Lembrei-me ainda das mesmas mãos me ensinando a fazer carrinhos e caminhões com caixas de fósforo e de pasta de dente e tampinha de garrafa para servir como rodinhas. Algo que ele tinha aprendido na infância dele. Nessas brincadeiras, nossa relação era construída. Meu pai nunca foi de falar muito. Expor seus sentimentos, jamais. Mas acredito que ele tenha sido criado assim. Ele perdeu o seu pai muito cedo e, desde muito novo, como um dos irmãos mais velhos de uma família grande, teve que começar a trabalhar. Crescendo mais fora de casa do que junto de sua família, imagino que sentimentalidades não sejam o forte de um homem que chegou à vida adulta lá no começo da década de 1970.
A maneira de meu pai mostrar os seus sentimentos sempre foi, e ainda é, por meio de suas ações. E estar presente em todas as instâncias de minha vida é a forma que ele encontrou para expressar seu amor. Aquelas rugas que vi na mão dele são as marcas indeléveis de sua paternidade. Do trabalho que desempenhou, ao longo de sua trajetória, para que nossa família estivesse sempre cuidada e protegida.
Os anos passam e os pais envelhecem. Não é fácil encarar isso de frente! Muitas vezes, me pego em dezenas de explicações de um mesmo assunto, para que meu pai possa compreender sobre o que estamos falando. Muitas vezes é ele quem repete dezenas de vezes uma mesma história, que já foi contada outra dezena de vezes. Mas tudo isso faz parte dessa nossa relação. Muitas vezes, é justamente isso que traz uma cor a mais na paleta de tons na nossa lida diária. E, assim, piadas familiares vão sendo construídas.

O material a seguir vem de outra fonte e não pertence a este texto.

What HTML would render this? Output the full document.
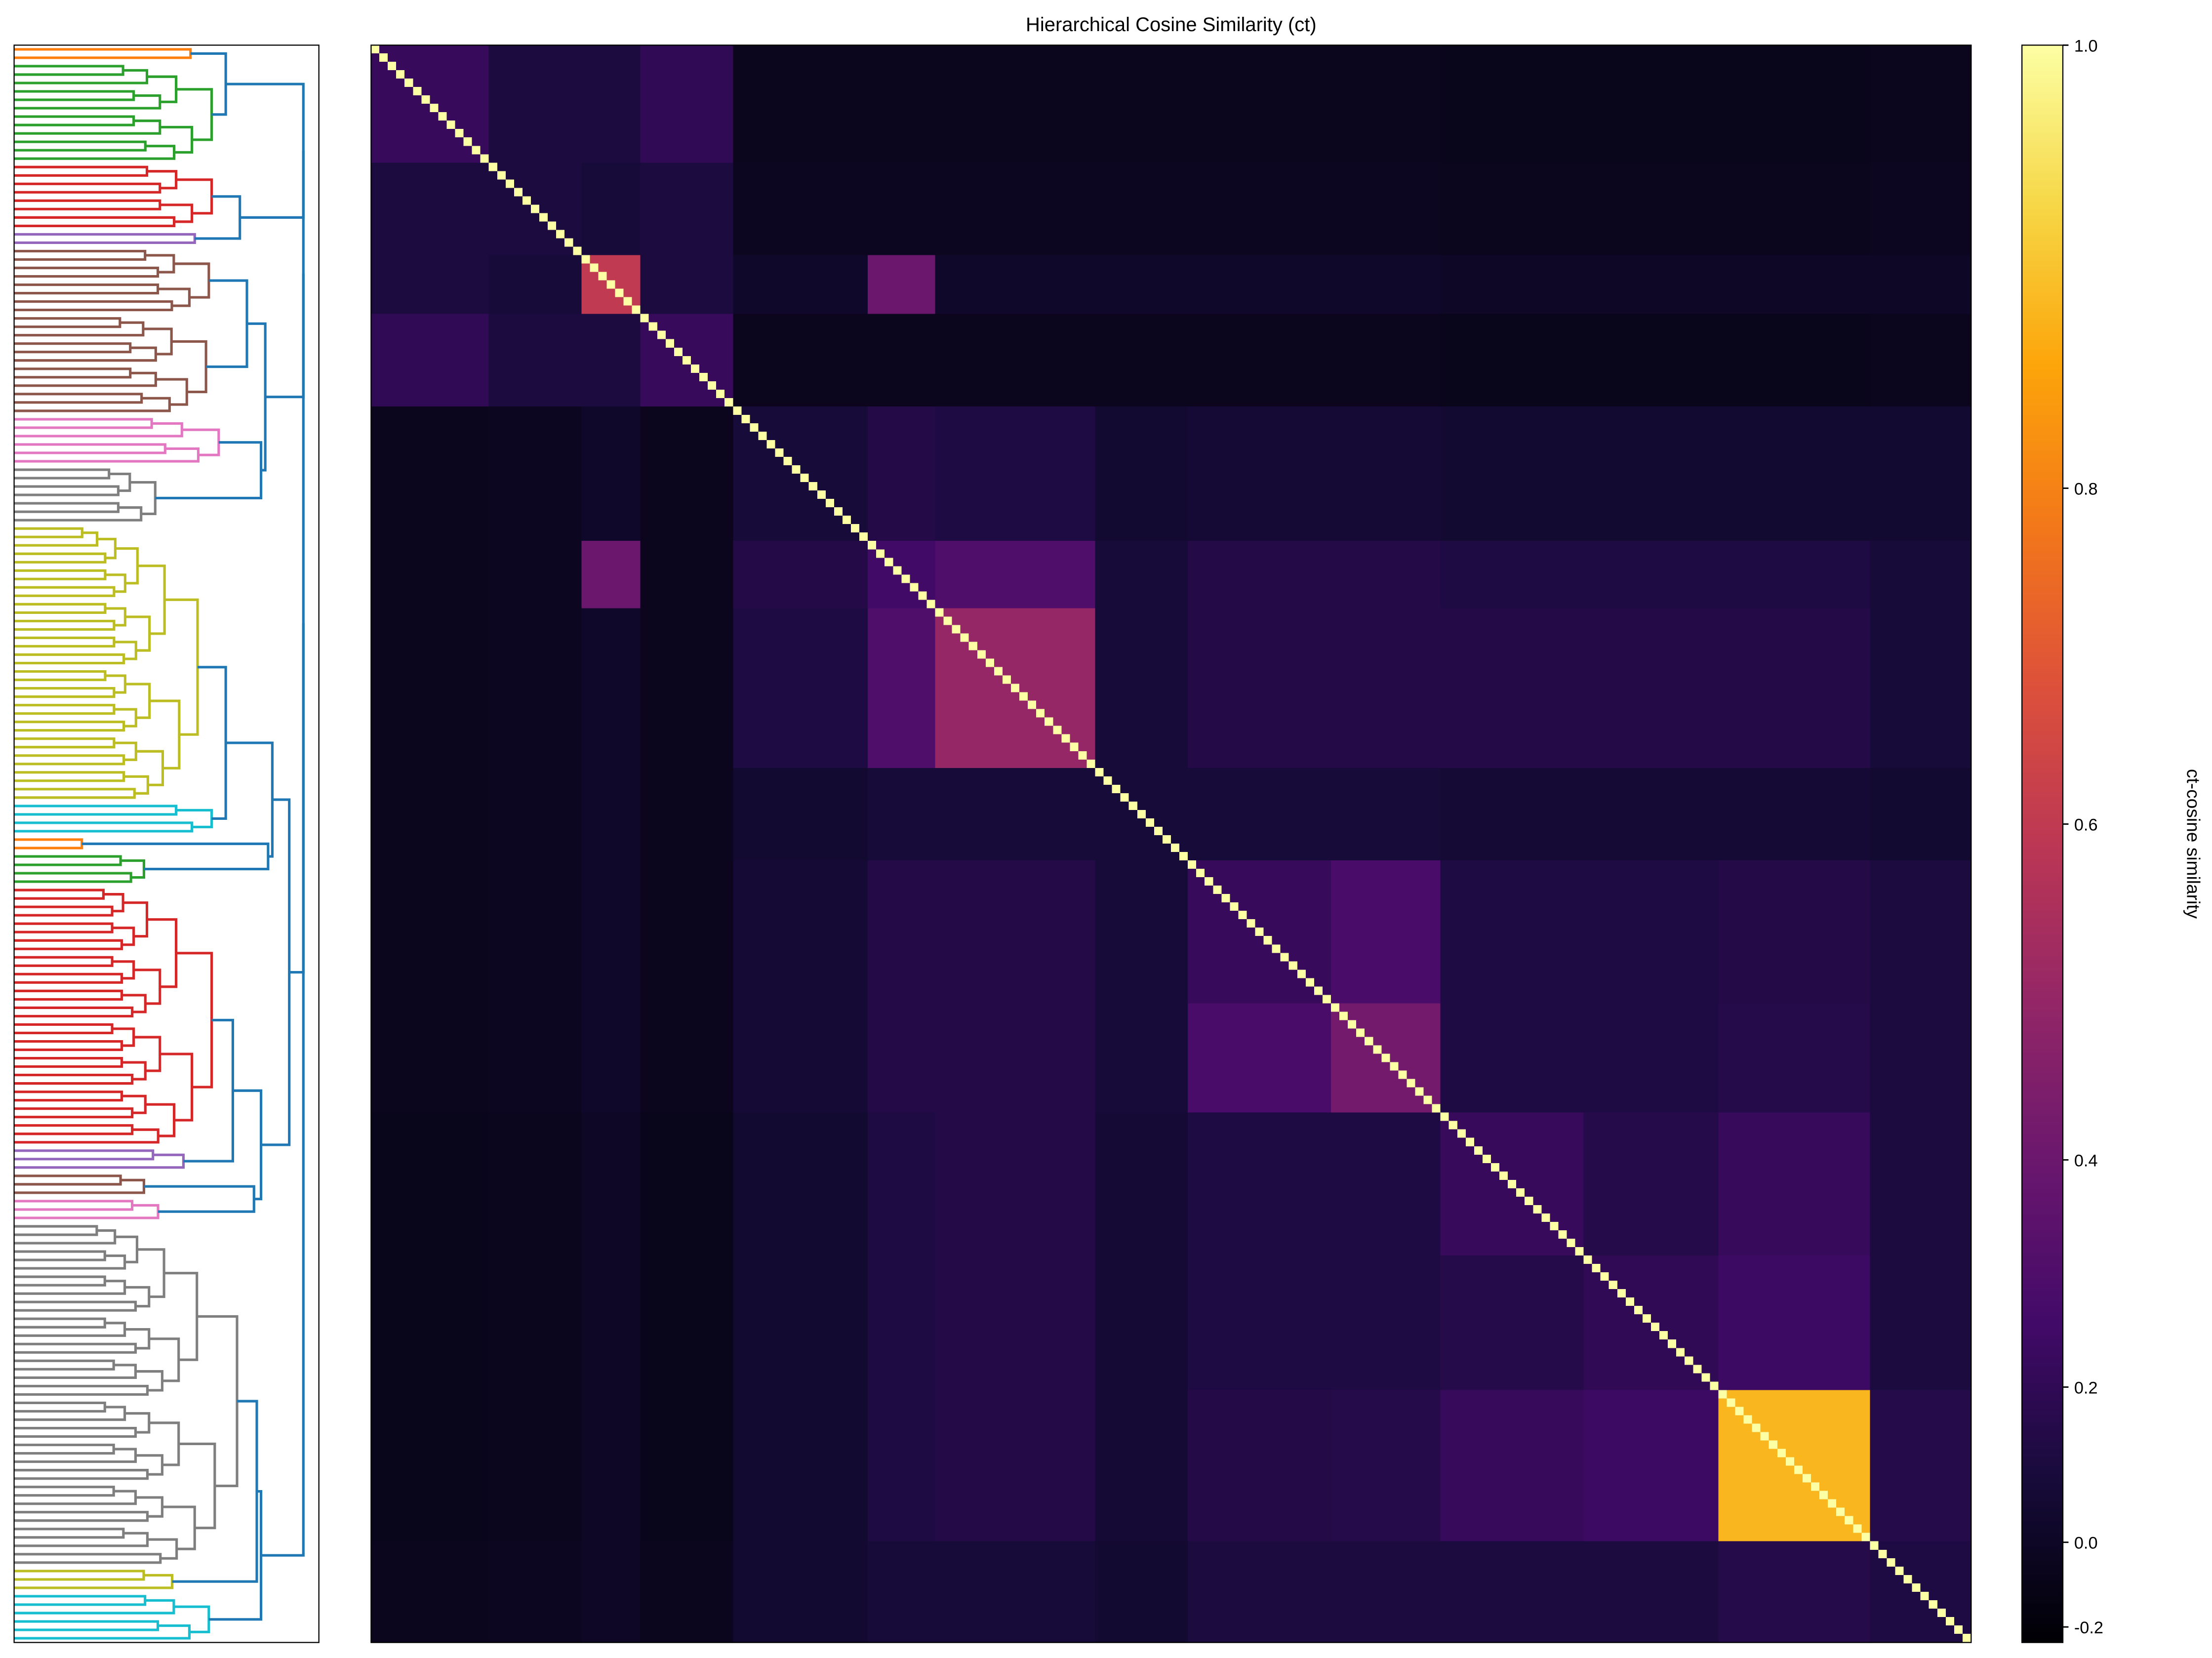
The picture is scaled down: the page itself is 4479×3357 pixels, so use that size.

Engraçado como a vida dá voltas e hoje, em muitas ocasiões, preciso me colocar na posição de pai, enquanto ele, descuidadamente, se coloca na posição de filho. O que para ele, imagino eu, deve ser uma sensação de liberdade, de poder se desvencilhar do manto da obrigação de cuidar e voltar ao tempo em que não havia preocupação, em que os dias eram mais leves e podia contar com o frescor da irresponsabilidade.
Acredito que muitos leitores e leitoras vão se identificar com o que compartilho neste texto. Afinal de contas, por mais diferentes que sejam os caminhos de cada um, nossa relação com os pais sempre atinge um ponto de interseção, e essa mudança de papel entre pais e filhos é pura consequência do amor. Sou adulto e cresci seguindo o exemplo de meus pais. A eles devo a compreensão acerca das marcas que preciso deixar por onde eu passar. Se é fácil? Digo que não é. Todavia, é necessário sempre tentar, seguindo o ciclo da vida para que minha filha também deixe suas marcas. Este texto é dedicado a todos os pais e mães, filhos e filhas!